## START RECORDED INFORMATION
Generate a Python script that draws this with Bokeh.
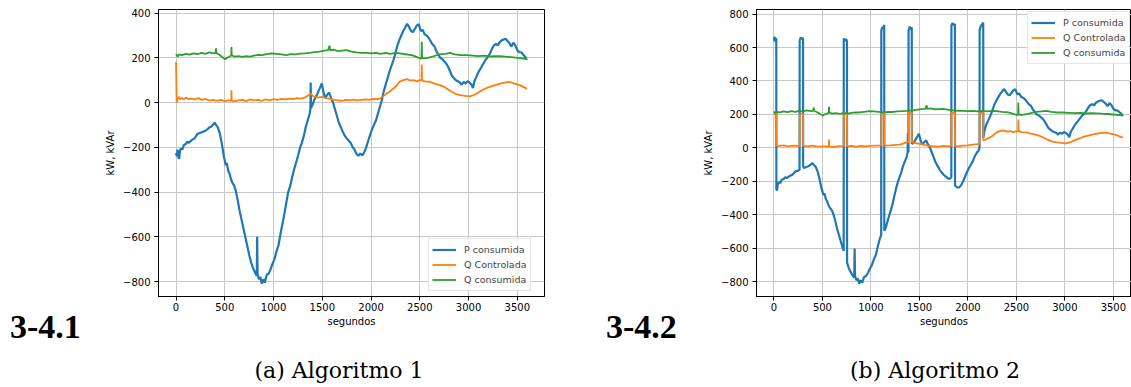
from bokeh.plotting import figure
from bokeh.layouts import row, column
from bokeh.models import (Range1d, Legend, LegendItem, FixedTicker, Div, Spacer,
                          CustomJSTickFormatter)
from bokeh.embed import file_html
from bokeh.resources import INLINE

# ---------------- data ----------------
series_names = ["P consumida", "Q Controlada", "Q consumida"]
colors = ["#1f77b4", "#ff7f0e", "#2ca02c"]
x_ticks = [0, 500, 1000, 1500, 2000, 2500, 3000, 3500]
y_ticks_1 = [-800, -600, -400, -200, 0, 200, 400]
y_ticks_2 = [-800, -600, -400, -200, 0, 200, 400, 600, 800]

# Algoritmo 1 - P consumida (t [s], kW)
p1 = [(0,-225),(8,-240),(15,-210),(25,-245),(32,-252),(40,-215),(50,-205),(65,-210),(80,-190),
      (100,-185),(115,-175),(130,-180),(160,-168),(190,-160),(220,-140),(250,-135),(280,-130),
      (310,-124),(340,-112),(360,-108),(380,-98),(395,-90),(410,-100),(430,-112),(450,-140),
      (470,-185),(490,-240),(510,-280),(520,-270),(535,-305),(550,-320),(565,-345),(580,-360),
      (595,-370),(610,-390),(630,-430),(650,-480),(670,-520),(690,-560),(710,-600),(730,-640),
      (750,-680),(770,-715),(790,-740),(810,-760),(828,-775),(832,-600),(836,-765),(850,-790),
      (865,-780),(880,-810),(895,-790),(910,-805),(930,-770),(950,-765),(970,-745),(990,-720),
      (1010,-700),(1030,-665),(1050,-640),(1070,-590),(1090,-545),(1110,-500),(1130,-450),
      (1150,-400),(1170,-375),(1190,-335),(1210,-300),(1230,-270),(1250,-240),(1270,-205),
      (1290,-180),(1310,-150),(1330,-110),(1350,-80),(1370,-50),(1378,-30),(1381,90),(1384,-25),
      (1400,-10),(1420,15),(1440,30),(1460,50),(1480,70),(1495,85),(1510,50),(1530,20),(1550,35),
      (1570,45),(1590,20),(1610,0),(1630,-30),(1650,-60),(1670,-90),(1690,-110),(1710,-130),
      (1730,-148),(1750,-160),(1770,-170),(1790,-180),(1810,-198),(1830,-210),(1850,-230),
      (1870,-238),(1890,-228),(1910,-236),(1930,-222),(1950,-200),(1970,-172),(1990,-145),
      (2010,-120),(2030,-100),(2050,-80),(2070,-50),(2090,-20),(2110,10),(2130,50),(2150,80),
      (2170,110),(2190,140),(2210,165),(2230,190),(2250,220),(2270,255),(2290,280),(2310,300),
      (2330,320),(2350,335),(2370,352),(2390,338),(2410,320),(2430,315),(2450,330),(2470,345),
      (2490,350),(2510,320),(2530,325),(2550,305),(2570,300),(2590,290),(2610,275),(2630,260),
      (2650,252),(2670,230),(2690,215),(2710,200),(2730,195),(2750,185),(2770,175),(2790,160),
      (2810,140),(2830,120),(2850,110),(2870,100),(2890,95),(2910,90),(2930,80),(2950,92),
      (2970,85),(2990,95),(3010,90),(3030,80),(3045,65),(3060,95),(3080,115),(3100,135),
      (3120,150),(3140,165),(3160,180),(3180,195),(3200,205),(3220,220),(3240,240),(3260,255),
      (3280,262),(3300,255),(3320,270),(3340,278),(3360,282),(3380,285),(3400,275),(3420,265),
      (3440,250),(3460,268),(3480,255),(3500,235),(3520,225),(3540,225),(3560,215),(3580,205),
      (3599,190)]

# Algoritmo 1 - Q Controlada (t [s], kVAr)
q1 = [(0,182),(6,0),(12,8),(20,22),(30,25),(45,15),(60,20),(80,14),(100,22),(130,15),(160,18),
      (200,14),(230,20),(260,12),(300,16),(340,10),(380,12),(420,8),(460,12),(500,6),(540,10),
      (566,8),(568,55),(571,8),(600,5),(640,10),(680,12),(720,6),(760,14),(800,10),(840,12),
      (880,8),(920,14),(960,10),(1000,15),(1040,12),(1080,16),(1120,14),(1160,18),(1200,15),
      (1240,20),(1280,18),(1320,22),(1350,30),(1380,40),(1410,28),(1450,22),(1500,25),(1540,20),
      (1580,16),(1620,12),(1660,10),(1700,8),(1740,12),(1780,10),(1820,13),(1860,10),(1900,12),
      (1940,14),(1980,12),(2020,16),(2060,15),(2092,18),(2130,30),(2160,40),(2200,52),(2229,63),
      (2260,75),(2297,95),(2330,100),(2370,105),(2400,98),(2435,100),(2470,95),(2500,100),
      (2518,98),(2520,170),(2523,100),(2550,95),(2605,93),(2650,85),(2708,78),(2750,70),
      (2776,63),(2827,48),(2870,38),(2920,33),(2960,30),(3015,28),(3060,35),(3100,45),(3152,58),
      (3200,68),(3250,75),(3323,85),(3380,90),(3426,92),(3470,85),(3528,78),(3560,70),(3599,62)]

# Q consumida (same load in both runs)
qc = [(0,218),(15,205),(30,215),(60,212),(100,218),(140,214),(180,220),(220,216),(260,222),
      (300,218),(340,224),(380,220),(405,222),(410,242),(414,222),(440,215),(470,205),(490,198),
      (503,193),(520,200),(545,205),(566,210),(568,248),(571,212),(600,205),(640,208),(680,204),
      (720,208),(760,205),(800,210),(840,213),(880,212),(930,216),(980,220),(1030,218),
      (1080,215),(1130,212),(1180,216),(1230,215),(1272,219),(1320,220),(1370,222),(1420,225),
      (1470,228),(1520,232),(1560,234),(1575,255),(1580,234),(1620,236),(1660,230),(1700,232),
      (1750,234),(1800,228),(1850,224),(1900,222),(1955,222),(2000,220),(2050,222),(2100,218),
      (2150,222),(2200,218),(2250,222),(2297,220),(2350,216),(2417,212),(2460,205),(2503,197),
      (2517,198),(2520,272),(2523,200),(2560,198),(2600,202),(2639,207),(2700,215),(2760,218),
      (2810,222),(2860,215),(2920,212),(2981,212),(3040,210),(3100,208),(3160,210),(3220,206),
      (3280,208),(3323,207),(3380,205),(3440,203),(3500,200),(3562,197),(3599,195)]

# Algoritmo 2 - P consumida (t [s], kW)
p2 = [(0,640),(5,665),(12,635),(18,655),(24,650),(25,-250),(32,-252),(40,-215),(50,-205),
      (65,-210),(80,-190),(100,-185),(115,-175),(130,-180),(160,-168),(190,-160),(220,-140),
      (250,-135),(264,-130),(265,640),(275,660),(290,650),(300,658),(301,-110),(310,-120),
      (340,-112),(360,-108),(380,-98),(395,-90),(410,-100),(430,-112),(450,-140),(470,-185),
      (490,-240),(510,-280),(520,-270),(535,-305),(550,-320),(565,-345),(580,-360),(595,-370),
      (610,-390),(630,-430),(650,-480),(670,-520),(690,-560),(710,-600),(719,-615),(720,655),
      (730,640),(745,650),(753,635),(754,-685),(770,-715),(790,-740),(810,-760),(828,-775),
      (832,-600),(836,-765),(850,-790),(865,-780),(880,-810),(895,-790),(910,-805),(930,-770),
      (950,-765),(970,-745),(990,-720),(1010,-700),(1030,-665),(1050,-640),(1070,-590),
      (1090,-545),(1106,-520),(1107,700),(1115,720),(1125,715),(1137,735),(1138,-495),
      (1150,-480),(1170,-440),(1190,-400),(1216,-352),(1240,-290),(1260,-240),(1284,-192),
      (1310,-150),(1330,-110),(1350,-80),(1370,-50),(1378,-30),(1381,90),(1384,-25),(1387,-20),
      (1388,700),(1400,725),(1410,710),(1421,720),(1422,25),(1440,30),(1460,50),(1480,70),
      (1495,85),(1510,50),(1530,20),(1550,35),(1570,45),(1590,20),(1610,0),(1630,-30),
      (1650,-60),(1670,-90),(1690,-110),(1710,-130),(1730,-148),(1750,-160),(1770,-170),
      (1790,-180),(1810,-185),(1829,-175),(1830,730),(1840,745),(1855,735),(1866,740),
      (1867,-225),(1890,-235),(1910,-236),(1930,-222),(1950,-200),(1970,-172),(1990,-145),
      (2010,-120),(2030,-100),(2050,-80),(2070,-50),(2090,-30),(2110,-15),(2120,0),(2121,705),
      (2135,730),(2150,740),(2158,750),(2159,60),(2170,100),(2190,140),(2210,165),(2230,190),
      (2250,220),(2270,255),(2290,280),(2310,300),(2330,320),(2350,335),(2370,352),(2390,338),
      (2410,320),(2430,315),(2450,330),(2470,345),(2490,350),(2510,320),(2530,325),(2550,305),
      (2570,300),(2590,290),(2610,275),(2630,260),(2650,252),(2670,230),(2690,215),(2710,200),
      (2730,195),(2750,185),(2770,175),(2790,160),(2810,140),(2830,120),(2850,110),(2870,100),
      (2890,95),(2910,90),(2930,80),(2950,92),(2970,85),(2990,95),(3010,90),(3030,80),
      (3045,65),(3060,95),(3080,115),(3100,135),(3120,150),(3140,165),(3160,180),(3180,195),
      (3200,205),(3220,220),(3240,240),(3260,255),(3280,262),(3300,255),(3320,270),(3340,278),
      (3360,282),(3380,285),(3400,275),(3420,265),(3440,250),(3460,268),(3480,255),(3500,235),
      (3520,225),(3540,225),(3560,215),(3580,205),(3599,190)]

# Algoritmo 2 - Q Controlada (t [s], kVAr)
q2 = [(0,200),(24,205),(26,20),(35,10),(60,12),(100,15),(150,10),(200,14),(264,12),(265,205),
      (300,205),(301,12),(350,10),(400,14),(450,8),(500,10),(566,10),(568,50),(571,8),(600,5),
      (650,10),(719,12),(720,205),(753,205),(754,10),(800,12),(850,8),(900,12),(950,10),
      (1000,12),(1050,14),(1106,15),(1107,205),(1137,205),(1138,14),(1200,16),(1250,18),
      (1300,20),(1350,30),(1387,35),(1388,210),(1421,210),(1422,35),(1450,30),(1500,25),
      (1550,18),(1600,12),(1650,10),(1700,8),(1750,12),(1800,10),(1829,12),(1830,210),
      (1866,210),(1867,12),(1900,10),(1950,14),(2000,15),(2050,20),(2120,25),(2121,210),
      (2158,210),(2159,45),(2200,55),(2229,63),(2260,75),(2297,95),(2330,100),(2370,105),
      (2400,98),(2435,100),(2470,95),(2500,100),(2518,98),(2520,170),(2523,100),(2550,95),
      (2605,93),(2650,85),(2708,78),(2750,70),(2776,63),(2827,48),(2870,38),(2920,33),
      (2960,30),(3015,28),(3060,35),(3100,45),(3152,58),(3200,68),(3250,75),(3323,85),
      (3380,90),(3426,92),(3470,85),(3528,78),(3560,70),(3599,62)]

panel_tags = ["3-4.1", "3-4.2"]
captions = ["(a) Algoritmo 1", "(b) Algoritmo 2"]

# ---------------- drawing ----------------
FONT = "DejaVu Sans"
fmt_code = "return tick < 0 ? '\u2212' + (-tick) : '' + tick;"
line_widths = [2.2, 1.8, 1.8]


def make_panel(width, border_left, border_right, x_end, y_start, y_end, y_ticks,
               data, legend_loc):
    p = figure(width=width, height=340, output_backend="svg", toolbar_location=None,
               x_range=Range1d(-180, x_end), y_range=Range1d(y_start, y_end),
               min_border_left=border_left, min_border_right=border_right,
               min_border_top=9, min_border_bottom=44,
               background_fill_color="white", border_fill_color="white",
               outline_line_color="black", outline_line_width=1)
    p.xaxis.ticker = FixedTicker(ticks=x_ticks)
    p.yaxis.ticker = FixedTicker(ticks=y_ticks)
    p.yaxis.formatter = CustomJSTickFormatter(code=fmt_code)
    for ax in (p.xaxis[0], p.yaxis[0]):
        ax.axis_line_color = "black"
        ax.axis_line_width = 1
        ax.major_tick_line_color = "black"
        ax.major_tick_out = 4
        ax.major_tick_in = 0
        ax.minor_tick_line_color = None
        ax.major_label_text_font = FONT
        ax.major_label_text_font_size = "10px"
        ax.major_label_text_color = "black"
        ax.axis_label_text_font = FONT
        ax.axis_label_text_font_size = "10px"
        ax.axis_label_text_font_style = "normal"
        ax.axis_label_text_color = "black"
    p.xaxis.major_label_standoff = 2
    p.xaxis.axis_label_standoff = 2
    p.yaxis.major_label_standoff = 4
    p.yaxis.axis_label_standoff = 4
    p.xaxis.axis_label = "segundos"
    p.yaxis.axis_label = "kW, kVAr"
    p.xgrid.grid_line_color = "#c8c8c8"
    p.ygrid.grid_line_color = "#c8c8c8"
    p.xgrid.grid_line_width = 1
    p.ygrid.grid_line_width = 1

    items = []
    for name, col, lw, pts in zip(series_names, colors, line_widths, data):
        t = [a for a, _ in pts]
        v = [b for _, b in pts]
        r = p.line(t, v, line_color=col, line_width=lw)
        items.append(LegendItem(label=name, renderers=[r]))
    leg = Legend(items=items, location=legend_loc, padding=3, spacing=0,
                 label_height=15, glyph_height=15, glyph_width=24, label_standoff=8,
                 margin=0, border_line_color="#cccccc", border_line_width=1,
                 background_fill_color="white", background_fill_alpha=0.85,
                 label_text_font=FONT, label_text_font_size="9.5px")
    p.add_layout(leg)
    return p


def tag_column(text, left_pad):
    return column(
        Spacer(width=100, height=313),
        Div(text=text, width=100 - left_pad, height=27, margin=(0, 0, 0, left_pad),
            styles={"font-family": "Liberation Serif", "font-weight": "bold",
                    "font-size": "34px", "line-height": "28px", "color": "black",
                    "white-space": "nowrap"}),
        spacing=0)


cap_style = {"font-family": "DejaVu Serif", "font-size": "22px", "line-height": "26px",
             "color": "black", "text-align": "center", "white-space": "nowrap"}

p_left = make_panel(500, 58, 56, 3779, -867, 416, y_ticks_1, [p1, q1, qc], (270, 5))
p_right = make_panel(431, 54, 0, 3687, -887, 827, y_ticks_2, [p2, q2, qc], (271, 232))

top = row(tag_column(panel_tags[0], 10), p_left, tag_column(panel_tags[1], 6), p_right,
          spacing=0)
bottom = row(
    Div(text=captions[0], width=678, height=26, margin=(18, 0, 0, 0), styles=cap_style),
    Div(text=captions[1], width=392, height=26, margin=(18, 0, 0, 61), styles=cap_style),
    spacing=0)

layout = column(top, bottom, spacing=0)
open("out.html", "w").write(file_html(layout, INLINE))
## END RECORDED INFORMATION
◆ **EXERCISE REQUIREMENTS**:
Return nothing but the lines running from the start of the data to the line with "y_ticks_2 = [-800, -600, -400, -200, 0, 200, 400, 600, 800]", please, both ends included and no pictures.

◆ **THE OUTPUT**:
Generate a Python script that draws this with Bokeh.
from bokeh.plotting import figure
from bokeh.layouts import row, column
from bokeh.models import (Range1d, Legend, LegendItem, FixedTicker, Div, Spacer,
                          CustomJSTickFormatter)
from bokeh.embed import file_html
from bokeh.resources import INLINE

# ---------------- data ----------------
series_names = ["P consumida", "Q Controlada", "Q consumida"]
colors = ["#1f77b4", "#ff7f0e", "#2ca02c"]
x_ticks = [0, 500, 1000, 1500, 2000, 2500, 3000, 3500]
y_ticks_1 = [-800, -600, -400, -200, 0, 200, 400]
y_ticks_2 = [-800, -600, -400, -200, 0, 200, 400, 600, 800]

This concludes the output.